It is too early to say.

Re: Teaching Venues in China: A Highly Opinionated Overview
« Reply #2 on: July 06, 2011, 04:45:39 AM »
Im going to add an opinion here that might be slightly controversial, but I will try and justify it in full.

If you are new to China, and more importantly, new to teaching, hell even if you arent new to teaching...You may want to AVOID the University route. I would find it quite hard to recommend this route to many people if truth be told. I think 90% of the time I would STRONGLY URGE people to try and find the right job in a training centre! I would find it very hard to justify working in a typical Uni setting, and here are my reasons.

Class sizes - I was asked to take an extra student in my class today...and I refused as I said I already have too many students. And I stood by my decision 100%. I had 15 students in my class, and I was not prepared to add student number 16. Its just too many students for effective language teaching (IMO). Now consider many Uni settings, some teachers are lucky to have only 20 students in their class, but many have 30, 40, 50 and I have even heard of bigger classes in some places. Large classes are often impractical for many teaching scenarios, and the admin of getting so many photocopies can be a nightmare! Large classes are typical of Uni and public school settings. In a training centre, the likelihood of small, manageable classes is much higher.

Class contact time. More contact time does equal more prep work, but it also equals a much better chance to closely evaluate student problems, identify and work on weaker areas. Seeing more of your students gives the teacher a better to chance to evaluate his or her own performance too. Do the things you teach work? Are you students making progress? In a class of 10 students you see each day such things can be monitored...in big classes...forget it, its going to be next to impossible to remember their names, let alone notice many issues they have or see their progression.

Training / Monitoring / Support / Feedback. If these things are important to you, and I would assert that they should be important to any teacher regardless of how experienced they are....the fact is you probably wont get any of the above at many public schools or Universities. Many forum members post about how good their job is, because they are just left alone and nobody bothers them. Im not sure this is a good thing, and feedback, observation and support can be a key part of a teachers development. Most teachers dont like being told they talk too much in class, they dont drill enough, etc etc....but this isnt negative feedback, its actually going to help you in the future.

Streamed classes. Again, not so common in a Uni or public school setting. Its quite possible to have a group of students at the front who can communicate most ideas clearly and fluently, and a few students at the back who cant count to 10. Outside the private sector, schools are rarely streamed by ability, and so no matter how good you are....you are likely to only ever be teaching part of the class, rather than all of it. There are ways to combat this of course, but it would be far easy to be in the environment of a training school where students are generally streamed by ability.
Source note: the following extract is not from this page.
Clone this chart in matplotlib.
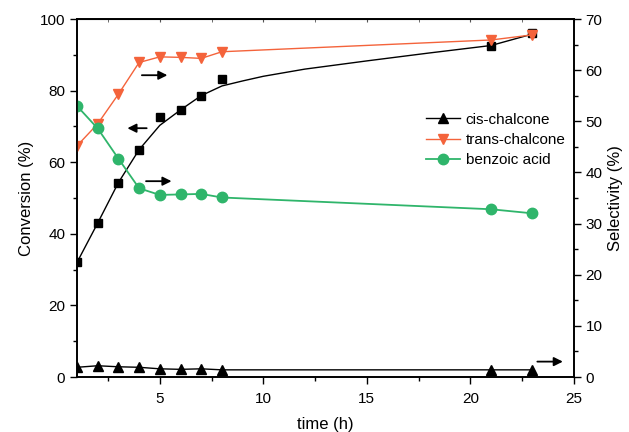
import matplotlib
matplotlib.use("Agg")
import matplotlib.pyplot as plt
from matplotlib.ticker import MultipleLocator

plt.rcParams['font.family'] = ['Liberation Sans', 'DejaVu Sans']

# time points (h)
time_h = [1, 2, 3, 4, 5, 6, 7, 8, 21, 23]

# conversion (%), left axis
conversion = [32, 43, 54.3, 63.5, 72.6, 74.7, 78.6, 83.3, 92.5, 96]
# fitted conversion curve
fit_t = [1, 2, 3, 4, 5, 6, 7, 8, 9, 10, 12, 15, 18, 21, 23]
fit_conv = [32, 43, 54.3, 63.5, 70.3, 74.6, 78.6, 81.3, 82.7, 84, 86, 88.3, 90.5, 92.6, 95.8]

# selectivity (%), right axis
cis_chalcone = [1.9, 2.2, 2.0, 1.9, 1.6, 1.5, 1.6, 1.4, 1.4, 1.4]
trans_chalcone = [45.2, 49.5, 55.3, 61.5, 62.6, 62.5, 62.3, 63.6, 65.9, 66.9]
benzoic_acid = [53.0, 48.6, 42.7, 36.9, 35.6, 35.7, 35.8, 35.1, 32.8, 32.0]

red = '#f4633b'
green = '#2fb56b'

fig = plt.figure(figsize=(6.29, 4.32), dpi=100)
ax = fig.add_axes([0.1224, 0.1273, 0.79, 0.8287])
ax2 = ax.twinx()

# conversion on left axis
ax.plot(fit_t, fit_conv, color='black', lw=1.0)
ax.plot(time_h, conversion, ls='none', marker='s', ms=5.5, color='black')

# selectivities on right axis
ax2.plot(time_h, cis_chalcone, color='black', lw=1.0, marker='^', ms=7, label='cis-chalcone')
ax2.plot(time_h, trans_chalcone, color=red, lw=1.0, marker='v', ms=7, label='trans-chalcone')
ax2.plot(time_h, benzoic_acid, color=green, lw=1.3, marker='o', ms=7.5, label='benzoic acid')

ax.set_xlim(1, 25)
ax.set_ylim(0, 100)
ax2.set_ylim(0, 70)

ax.xaxis.set_major_locator(MultipleLocator(5))
ax.xaxis.set_minor_locator(MultipleLocator(2.5))
ax.yaxis.set_major_locator(MultipleLocator(20))
ax.yaxis.set_minor_locator(MultipleLocator(10))
ax2.yaxis.set_major_locator(MultipleLocator(10))
ax2.yaxis.set_minor_locator(MultipleLocator(5))

ax.tick_params(axis='both', which='major', direction='out', length=5, width=1, labelsize=11)
ax.tick_params(axis='x', which='major', pad=6)
ax.tick_params(axis='both', which='minor', direction='out', length=3, width=1)
ax2.tick_params(axis='y', which='major', direction='out', length=5, width=1, labelsize=11)
ax2.tick_params(axis='y', which='minor', direction='out', length=3, width=1)

top = ax.secondary_xaxis('top')
top.xaxis.set_major_locator(MultipleLocator(5))
top.xaxis.set_minor_locator(MultipleLocator(2.5))
top.tick_params(which='both', direction='in', length=2, labeltop=False, color='#555555')

for a in (ax, ax2):
    for s in a.spines.values():
        s.set_linewidth(1.2)

ax.set_xlabel('time (h)', fontsize=12, labelpad=8)
ax.set_ylabel('Conversion (%)', fontsize=12)
ax2.set_ylabel('Selectivity (%)', fontsize=12, labelpad=4)

# arrows pointing to the axis each curve belongs to
arrow = dict(arrowstyle='-|>', color='black', lw=1.3, mutation_scale=13)
ax.annotate('', xy=(5.5, 84.3), xytext=(4.0, 84.3), arrowprops=arrow)
ax.annotate('', xy=(3.3, 69.5), xytext=(4.5, 69.5), arrowprops=arrow)
ax.annotate('', xy=(5.7, 54.7), xytext=(4.2, 54.7), arrowprops=arrow)
ax.annotate('', xy=(24.6, 4.3), xytext=(23.1, 4.3), arrowprops=arrow)

ax2.legend(loc='upper left', bbox_to_anchor=(0.69, 0.755), frameon=False,
           fontsize=11, handlelength=2.2, handletextpad=0.4, labelspacing=0.4,
           borderaxespad=0)

fig.savefig('out.png', dpi=100)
Considering further training. Let me assure you....working in a Uni environment isnt going to be great preparation for a CELTA training course. A lot of what you learn in a Chinese Uni will need to be unlearnt to make light work of a CELTA. And if you have a CELTA already....what you learn in a Uni isnt likely to make you a great DELTA candidate! Why? For all the reasons I mention above....Internationally recognised training courses are set up for people who work in the kind of environments that training schools offer, small classes, frequent contact time, streamed by ability.

And a lot of people outside China know this. Tell an employer within EFL, but outside China, that you have been using the Cutting Edge series of books in a language school teaching classes of 6 students 5 times a week....does pique a little interest. Tell them you have been working in your average Chinese Uni with self generated materials doesnt.


If you wanted to learn a language yourself, and you were offered a place in a class with 35 other students and told you werent going to be streamed by ability, and you'd only see your teacher for 90 minutes a week....Id guess that most language learners wouldnt bother. So I kinda think if I wouldnt want to learn a language in that kind of environment, why the hell would I want to teach in it?

All of this is IMO of course, and is based on my own limited experience. I havent worked in a Uni (read enough about them tho!), but I have worked in Middle Schools, Vocational Colleges (which was an alternative to Uni for said students) and training schools. I completed a Trinity Cert TESOL after 18 months in a Chinese vocational college...and had to unlearn what I had learned.

I wont work in classes of more than 20 students ever.
I wont accept seeing students for 90 minutes a week.
I wont accept classes unless they are streamed by ability.
And I am not really happy without any monitoring or observations.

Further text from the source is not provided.